_Given entries_.

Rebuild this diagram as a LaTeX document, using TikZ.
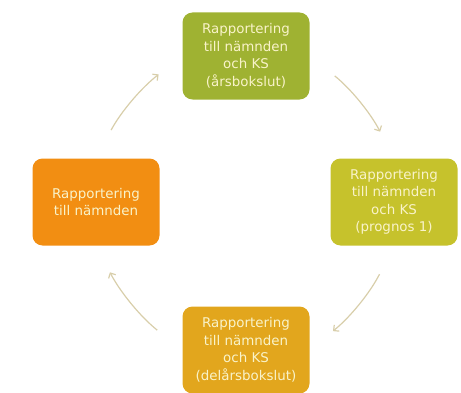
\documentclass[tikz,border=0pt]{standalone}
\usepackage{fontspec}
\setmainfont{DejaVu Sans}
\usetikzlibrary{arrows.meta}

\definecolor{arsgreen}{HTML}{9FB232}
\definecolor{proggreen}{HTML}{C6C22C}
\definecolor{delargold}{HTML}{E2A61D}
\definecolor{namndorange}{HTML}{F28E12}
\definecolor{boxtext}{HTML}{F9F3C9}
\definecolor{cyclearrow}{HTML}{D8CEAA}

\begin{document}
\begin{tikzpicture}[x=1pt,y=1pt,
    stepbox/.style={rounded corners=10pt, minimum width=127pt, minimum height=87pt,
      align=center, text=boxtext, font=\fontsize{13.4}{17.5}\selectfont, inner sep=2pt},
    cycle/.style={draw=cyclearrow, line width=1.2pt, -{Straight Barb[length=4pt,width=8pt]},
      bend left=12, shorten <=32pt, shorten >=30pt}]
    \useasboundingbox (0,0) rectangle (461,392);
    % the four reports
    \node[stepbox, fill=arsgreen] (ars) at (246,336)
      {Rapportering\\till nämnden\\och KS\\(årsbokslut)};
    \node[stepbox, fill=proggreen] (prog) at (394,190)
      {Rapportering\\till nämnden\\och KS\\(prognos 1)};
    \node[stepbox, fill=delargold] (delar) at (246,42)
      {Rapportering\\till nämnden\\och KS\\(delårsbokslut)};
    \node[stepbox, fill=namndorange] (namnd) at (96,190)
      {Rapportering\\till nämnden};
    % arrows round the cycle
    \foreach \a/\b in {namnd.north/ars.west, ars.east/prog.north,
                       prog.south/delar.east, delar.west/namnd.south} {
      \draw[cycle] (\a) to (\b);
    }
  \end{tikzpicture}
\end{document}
* * *
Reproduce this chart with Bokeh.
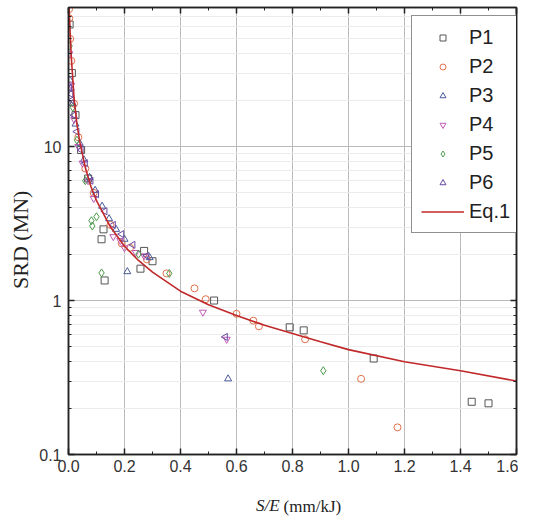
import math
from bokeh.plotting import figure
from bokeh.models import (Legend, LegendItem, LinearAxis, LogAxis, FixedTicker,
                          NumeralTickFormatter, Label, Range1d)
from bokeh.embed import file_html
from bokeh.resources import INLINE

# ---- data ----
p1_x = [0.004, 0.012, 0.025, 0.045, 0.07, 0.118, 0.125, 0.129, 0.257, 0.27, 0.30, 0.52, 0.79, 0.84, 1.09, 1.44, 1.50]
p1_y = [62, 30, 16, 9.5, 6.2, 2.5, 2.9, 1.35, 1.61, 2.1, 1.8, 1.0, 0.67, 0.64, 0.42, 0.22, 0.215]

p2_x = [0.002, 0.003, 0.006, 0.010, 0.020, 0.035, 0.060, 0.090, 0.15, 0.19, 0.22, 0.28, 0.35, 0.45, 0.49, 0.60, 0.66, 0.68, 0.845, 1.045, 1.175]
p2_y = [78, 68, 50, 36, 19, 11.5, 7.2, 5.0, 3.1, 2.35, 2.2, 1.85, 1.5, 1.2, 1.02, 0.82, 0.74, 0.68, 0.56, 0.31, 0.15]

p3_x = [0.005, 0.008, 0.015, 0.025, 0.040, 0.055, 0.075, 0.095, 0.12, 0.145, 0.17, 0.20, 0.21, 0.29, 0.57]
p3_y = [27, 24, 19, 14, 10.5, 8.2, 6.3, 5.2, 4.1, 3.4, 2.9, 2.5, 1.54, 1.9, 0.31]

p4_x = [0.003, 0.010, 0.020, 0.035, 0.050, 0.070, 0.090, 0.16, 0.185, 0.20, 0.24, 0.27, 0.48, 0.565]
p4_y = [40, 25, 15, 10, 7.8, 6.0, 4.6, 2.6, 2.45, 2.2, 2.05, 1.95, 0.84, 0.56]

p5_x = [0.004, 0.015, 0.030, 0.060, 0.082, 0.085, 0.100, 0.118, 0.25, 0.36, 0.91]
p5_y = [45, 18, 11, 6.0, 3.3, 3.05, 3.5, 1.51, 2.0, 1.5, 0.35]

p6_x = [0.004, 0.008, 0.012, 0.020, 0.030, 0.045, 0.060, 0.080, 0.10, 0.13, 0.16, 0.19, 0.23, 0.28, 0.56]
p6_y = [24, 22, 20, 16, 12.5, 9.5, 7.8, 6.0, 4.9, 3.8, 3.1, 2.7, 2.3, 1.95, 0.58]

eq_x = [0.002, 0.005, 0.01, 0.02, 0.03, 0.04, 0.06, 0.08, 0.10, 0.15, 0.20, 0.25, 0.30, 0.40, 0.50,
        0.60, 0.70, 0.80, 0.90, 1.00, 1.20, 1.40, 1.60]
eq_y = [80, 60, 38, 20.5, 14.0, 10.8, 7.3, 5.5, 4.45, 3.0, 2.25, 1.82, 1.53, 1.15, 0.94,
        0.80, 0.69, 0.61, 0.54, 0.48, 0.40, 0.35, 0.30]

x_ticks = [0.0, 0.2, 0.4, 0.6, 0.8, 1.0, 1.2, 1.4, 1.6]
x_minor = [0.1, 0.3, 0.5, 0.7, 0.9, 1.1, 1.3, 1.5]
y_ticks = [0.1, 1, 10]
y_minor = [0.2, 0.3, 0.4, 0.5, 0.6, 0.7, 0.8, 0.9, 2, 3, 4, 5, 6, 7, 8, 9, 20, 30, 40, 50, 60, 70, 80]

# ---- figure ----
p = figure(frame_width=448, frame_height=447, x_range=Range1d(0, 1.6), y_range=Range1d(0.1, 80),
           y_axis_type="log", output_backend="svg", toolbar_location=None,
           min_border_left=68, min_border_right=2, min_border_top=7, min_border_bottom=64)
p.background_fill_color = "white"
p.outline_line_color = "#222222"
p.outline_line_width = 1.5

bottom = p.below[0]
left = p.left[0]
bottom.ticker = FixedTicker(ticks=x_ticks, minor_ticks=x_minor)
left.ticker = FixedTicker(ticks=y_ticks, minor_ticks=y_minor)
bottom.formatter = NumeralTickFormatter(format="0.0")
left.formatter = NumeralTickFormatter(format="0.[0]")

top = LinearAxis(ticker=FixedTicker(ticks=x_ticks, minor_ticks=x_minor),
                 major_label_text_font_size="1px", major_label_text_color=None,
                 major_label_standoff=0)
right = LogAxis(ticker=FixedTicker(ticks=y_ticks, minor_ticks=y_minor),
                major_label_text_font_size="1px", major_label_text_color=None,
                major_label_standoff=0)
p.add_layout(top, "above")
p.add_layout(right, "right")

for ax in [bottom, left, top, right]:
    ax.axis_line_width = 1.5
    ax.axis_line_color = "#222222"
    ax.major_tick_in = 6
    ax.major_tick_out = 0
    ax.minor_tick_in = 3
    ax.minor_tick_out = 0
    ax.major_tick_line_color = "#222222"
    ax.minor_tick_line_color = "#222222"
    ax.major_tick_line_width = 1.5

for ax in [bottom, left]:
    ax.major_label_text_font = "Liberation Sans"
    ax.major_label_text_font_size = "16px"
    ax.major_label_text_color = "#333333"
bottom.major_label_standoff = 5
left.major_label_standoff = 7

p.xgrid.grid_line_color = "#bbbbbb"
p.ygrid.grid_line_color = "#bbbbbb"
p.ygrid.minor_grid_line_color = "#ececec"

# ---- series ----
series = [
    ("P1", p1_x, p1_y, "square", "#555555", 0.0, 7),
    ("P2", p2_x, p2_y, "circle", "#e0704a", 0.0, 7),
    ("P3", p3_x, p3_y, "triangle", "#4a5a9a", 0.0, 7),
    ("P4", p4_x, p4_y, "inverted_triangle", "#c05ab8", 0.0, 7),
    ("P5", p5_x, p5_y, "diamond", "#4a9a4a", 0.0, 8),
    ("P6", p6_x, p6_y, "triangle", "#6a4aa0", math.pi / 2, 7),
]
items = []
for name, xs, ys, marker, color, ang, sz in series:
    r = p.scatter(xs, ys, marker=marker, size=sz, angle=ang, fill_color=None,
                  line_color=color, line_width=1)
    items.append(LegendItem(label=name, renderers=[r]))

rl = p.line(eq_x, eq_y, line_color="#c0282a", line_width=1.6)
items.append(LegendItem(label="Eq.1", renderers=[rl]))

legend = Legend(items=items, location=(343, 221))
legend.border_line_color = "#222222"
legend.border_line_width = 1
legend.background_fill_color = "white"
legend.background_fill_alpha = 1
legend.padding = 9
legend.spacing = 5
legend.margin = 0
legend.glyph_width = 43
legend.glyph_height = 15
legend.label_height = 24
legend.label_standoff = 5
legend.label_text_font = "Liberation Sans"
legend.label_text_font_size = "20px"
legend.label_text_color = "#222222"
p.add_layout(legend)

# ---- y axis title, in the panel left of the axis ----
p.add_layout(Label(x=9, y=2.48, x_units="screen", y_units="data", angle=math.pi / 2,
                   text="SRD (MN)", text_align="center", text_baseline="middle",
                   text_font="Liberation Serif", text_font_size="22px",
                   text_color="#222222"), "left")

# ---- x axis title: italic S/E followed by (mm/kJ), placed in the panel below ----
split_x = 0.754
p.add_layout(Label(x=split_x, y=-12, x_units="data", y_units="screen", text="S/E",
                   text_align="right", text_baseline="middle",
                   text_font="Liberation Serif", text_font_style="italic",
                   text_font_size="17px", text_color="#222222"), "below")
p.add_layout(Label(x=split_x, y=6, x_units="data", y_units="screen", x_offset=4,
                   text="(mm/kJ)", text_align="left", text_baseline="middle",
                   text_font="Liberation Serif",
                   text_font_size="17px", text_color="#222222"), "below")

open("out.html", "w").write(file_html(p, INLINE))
--
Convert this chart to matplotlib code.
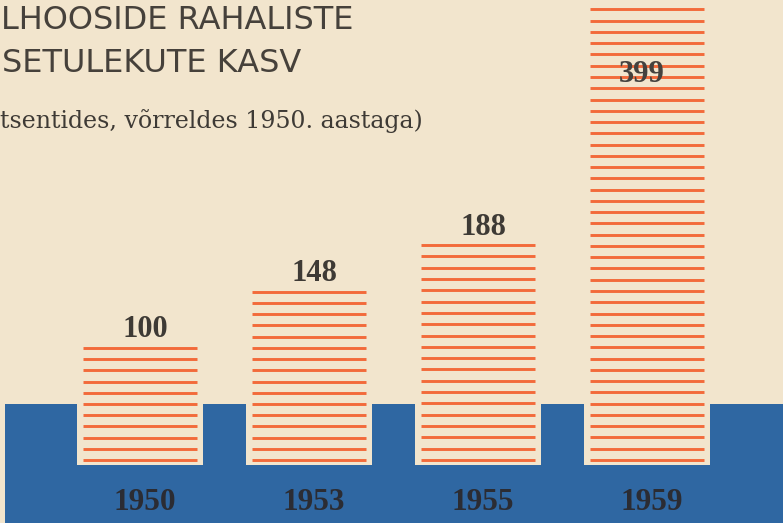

_Request_.
Gather each line of the listing containing the word "this" and show it.

_Written answer_.
Rebuild this diagram as a LaTeX document, using TikZ.
Reproduce this chart with Bokeh.
Convert this chart to matplotlib code.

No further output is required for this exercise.